What an awesome feeling to have a pastor that truly feels like a friend. If there was a Facebook page ‘Eric Huffman’, I would be a fan. I would ‘like’ it.
Eric has recently started a blog (much to the delight of many of his church members and friends.)
Instead of blogging today, I’d like to copy and paste Eric’s blog from yesterday. We are on a horrific quest together, with others from the congregation. I am failing miserably in some areas. But I see glimpses of “hey; I did it!” during the day: focusing during the month of August on abstaining from the habitual distractions that disconnect us from God and from others.
Please bookmark/RSS feed/whatever you do to remember blogs: http://erichuffman.blogspot.com/
Meanwhile, here is a recent entry from the man I am honored to call pastor, and privileged to call friend.
from Left to My Own Devices
by Eric Huffman
Strange, how life works. Most days, I put enormous pressure on myself to produce. I start every day with a written list of things I absolutely must get done that day. Then I always sit down to tackle the list and immediately begin feeling overwhelmed by the sheer impossibility of doing all that in one day. This leads me down the familiar road of seeking distractions that soothe my frazzled nerves and assuage the guilt that’s surging in my soul – guilt about not being good enough to do what I set out to do.
I can be a real mess some days. And then, other days, epiphany…
Today was the latter. A light went off in my head, sparked, I suppose, by this intentional journey to resist distraction and embrace discipline. I still began the day with an enormous list of things to do, but instead of immediately lunging for facebook, twitter, my phone, or the latest headlines, I decided to read.
First, the Bible. I did the old trick where you flip through and stop on a random page to see what mystical message the Word of God has for you today. Usually I land in some obscure place like Leviticus or Numbers and the Word of God reminds me not to sleep with goats or offer my children as sacrifices to the dark Lord Molech (Lev. 18).
This time was different. This time the random page-flip led me to Matthew 6. Maybe it was luck. Or the Holy Spirit.

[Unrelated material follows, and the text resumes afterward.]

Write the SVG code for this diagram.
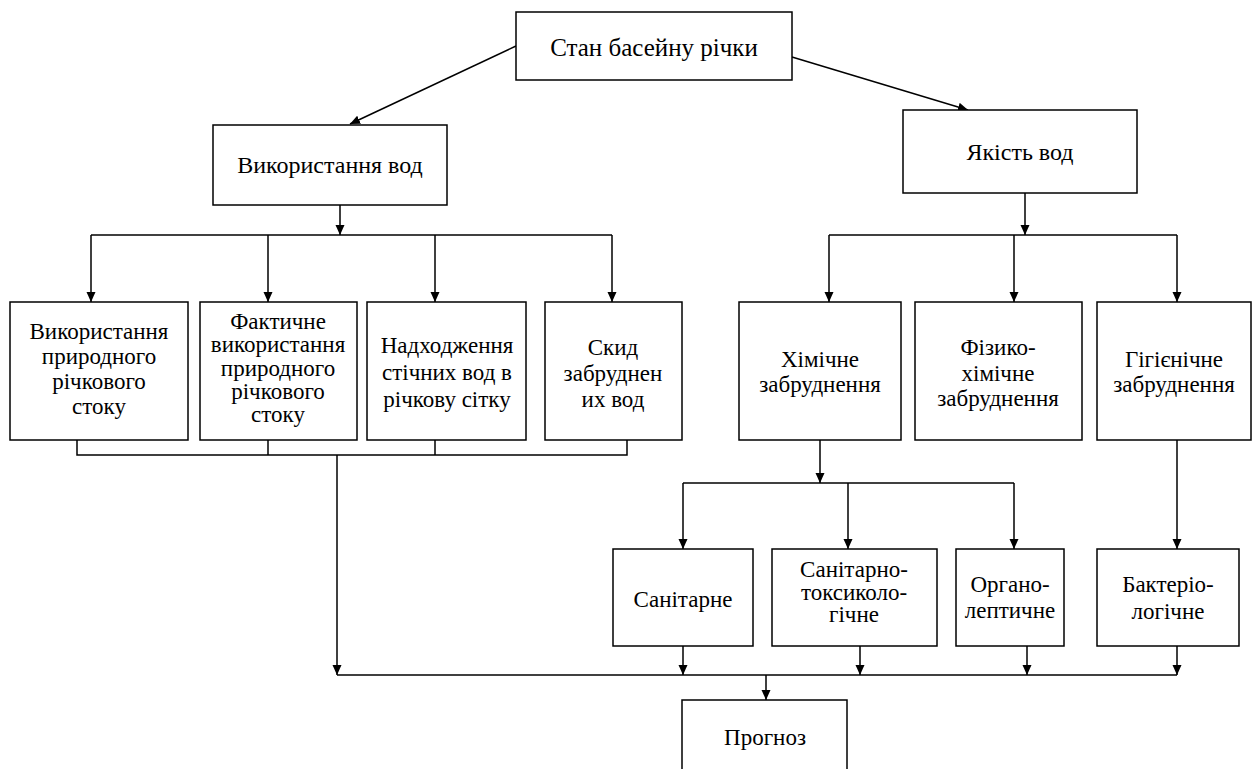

Or maybe it’s because the Sermon on the Mount is the part of scripture that I read most often and the book’s binding is well-worn at Matthew 6. Whatever the case, I was stopped in my tracks by one familiar verse:
Strive first for the kingdom of God and his righteousness, and all these things will be given to you as well. (6:33)
I’ve heard it (and preached it) a hundred times, but never quite like I heard it this morning. I’ve always considered striving first for the kingdom of God to be a matter of the heart, a way of prioritizing your life. But today I wonder… What if this is more than a matter of the heart… What if striving first for the kingdom of God is really a matter of time… not just a spiritual reality, but a chronological one as well?
I wondered if Jesus meant that before you try to do everything else you want to do in life, you should spend some time with God, first.
The rest of the morning, with the infamous list staring at me from my desk, I was with my God. Reading. Praying. Communing. I read another chapter of scripture. I revisited some of my favorite books by Parker Palmer and C.S. Lewis, and every time the temptation arose to open my computer, check my phone, or go find someone who can validate my worth, I forced myself to remain with God. And I remembered how God validated me a long time ago.
After a while, I got to work. And, funny thing, when the day was over, my list was complete.